Why it’s on the list: There are many versions of the preacher curl: machine, bar, dumbbell, cable, one arm or two, standing or seated. You can even curl off the straight end of the bench, called a Scott curl after the first Mr. Olympia, Larry Scott. Regardless of which variation you choose, you’ll get a serious biceps pump!
As with other movements that start from a stretched position, you get peak muscle activation and forces during the lower-third of the concentric movement.4 As the wrist moves closer to the elbow joint and eventually past it, it becomes a more advantageous position for the muscle, meaning it doesn’t have to work as hard. This is one reason the cable might be the best implement to use here.
In your workout: Since your arms are against a bench, it’s a very strict movement that doesn’t allow a lot of cheating. Hence, this movement is best done toward the latter half of your workout. You can program it as a long-head movement, since it could theoretically emphasize that head, although no study has verified this.
Why it’s on the list: In contrast to strict barbell curls, where you keep your elbows pinned at your sides, you’ll actually push them backward, keeping the bar close to your torso as you bring it up. This reduces the range of motion, so don’t expect to take it up very high. Because the bar moves vertically up and down, it can also be done on a Smith machine—seriously, try it!

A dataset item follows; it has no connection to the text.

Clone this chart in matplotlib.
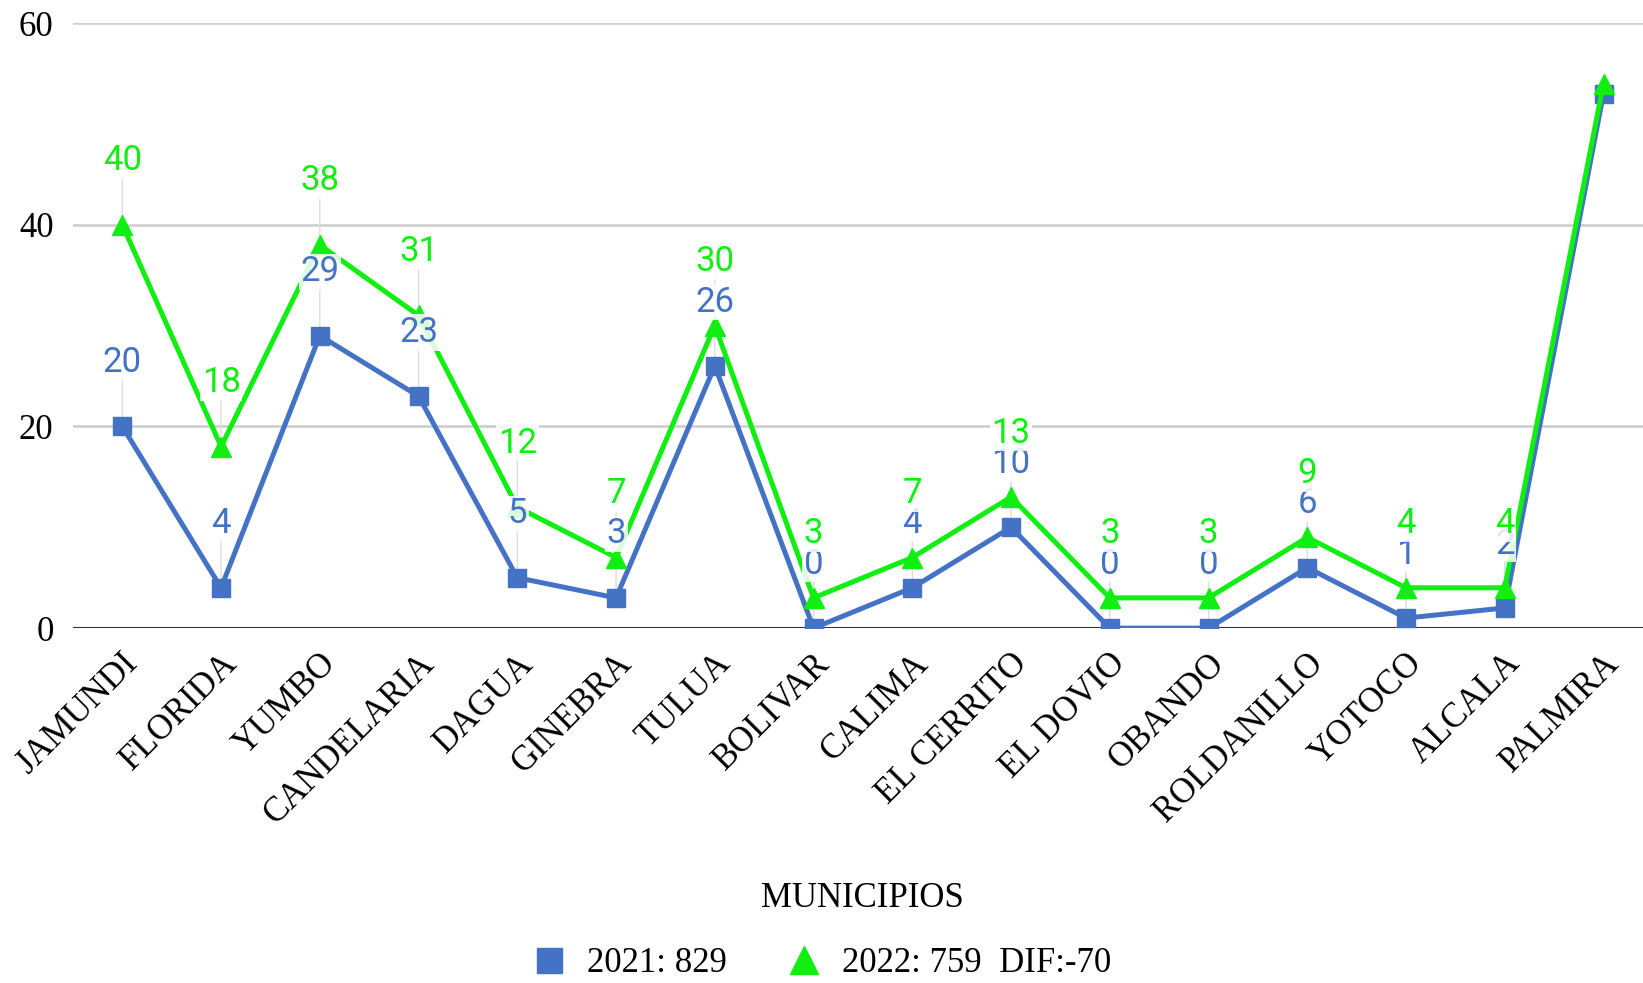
import matplotlib
matplotlib.use("Agg")
from matplotlib import pyplot as plt
from matplotlib.lines import Line2D
import matplotlib.transforms as mtransforms

municipios = ["JAMUNDI", "FLORIDA", "YUMBO", "CANDELARIA", "DAGUA", "GINEBRA", "TULUA",
              "BOLIVAR", "CALIMA", "EL CERRITO", "EL DOVIO", "OBANDO", "ROLDANILLO",
              "YOTOCO", "ALCALA", "PALMIRA"]
casos_2021 = [20, 4, 29, 23, 5, 3, 26, 0, 4, 10, 0, 0, 6, 1, 2, 53]
casos_2022 = [40, 18, 38, 31, 12, 7, 30, 3, 7, 13, 3, 3, 9, 4, 4, 54]
legend_labels = ["2021: 829", "2022: 759  DIF:-70"]
y_ticks = [0, 20, 40, 60]

blue = "#4472c4"
green = "#11ee11"
serif = "Liberation Serif"
sans = "Roboto"


def add_labels(ax, values, color, skip_last=True):
    n = len(values) - 1 if skip_last else len(values)
    for i in range(n):
        v = values[i]
        # thin leader line from the point up to the label
        ax.annotate("", xy=(i, v), xytext=(0, 36), textcoords="offset points",
                    arrowprops=dict(arrowstyle="-", color="#dddddd", lw=1.0,
                                    shrinkA=0, shrinkB=0), zorder=1)
        ax.annotate(str(v), xy=(i, v), xytext=(0, 46), textcoords="offset points",
                    ha="center", va="center", color=color, fontsize=25, family=sans,
                    bbox=dict(boxstyle="square,pad=0.05", fc="white", ec="none", alpha=0.85),
                    zorder=5)


fig = plt.figure(figsize=(16.43, 9.83), dpi=100)
ax = fig.add_axes([0.0444, 0.361, 0.9556, 0.6156])

x = list(range(len(municipios)))
ax.plot(x, casos_2021, color=blue, lw=3.6, marker="s", markersize=13, zorder=3)
ax.plot(x, casos_2022, color=green, lw=3.6, marker="^", markersize=15, zorder=4)

add_labels(ax, casos_2021, blue)
add_labels(ax, casos_2022, green)

ax.set_ylim(0, 60)
ax.set_xlim(-0.5, 15.4)
ax.set_yticks(y_ticks)
ax.set_yticklabels([str(t) for t in y_ticks], family=serif, fontsize=25)
ax.tick_params(axis="y", length=0, pad=14)
ax.grid(axis="y", color="#cccccc", lw=1.8)
ax.set_axisbelow(True)
ax.axhline(0, color="#333333", lw=2.2, zorder=2)
for s in ax.spines.values():
    s.set_visible(False)

ax.set_xticks(x)
ax.set_xticklabels(municipios, rotation=45, ha="right", va="center", rotation_mode="anchor",
                   family=serif, fontsize=25)
ax.tick_params(axis="x", length=0, pad=22)
shift = mtransforms.ScaledTranslation(11 / 100, 0, fig.dpi_scale_trans)
for lab in ax.get_xticklabels():
    lab.set_transform(lab.get_transform() + shift)

ax.set_xlabel("MUNICIPIOS", family=serif, fontsize=25)
ax.xaxis.set_label_coords((823 * 1643 / 1568 - 73) / (1643 - 73), -0.42)

handles = [Line2D([], [], color=blue, marker="s", ls="none", markersize=18),
           Line2D([], [], color=green, marker="^", ls="none", markersize=20)]
fig.legend(handles, legend_labels, loc="center", bbox_to_anchor=(0.5, 0.02), ncol=2,
           frameon=False, prop=dict(family=serif, size=25), handlelength=1.0,
           handletextpad=0.6, columnspacing=1.7)

fig.savefig("out.png", dpi=100)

In your workout: If you’re looking to make this tenth-ranked exercise a five-star winner, focus on the negative part of the reps. You’ll need a workout partner. Start with the bar in the top position, with a very heavy weight, and take about 3-5 seconds to lower it to the bottom. Your partner should then help you get it back to the top. Repeat for 5-8 reps.
If you’re doing negatives, do this move first in your workout. Otherwise, it can be plugged in anywhere from the middle to the end.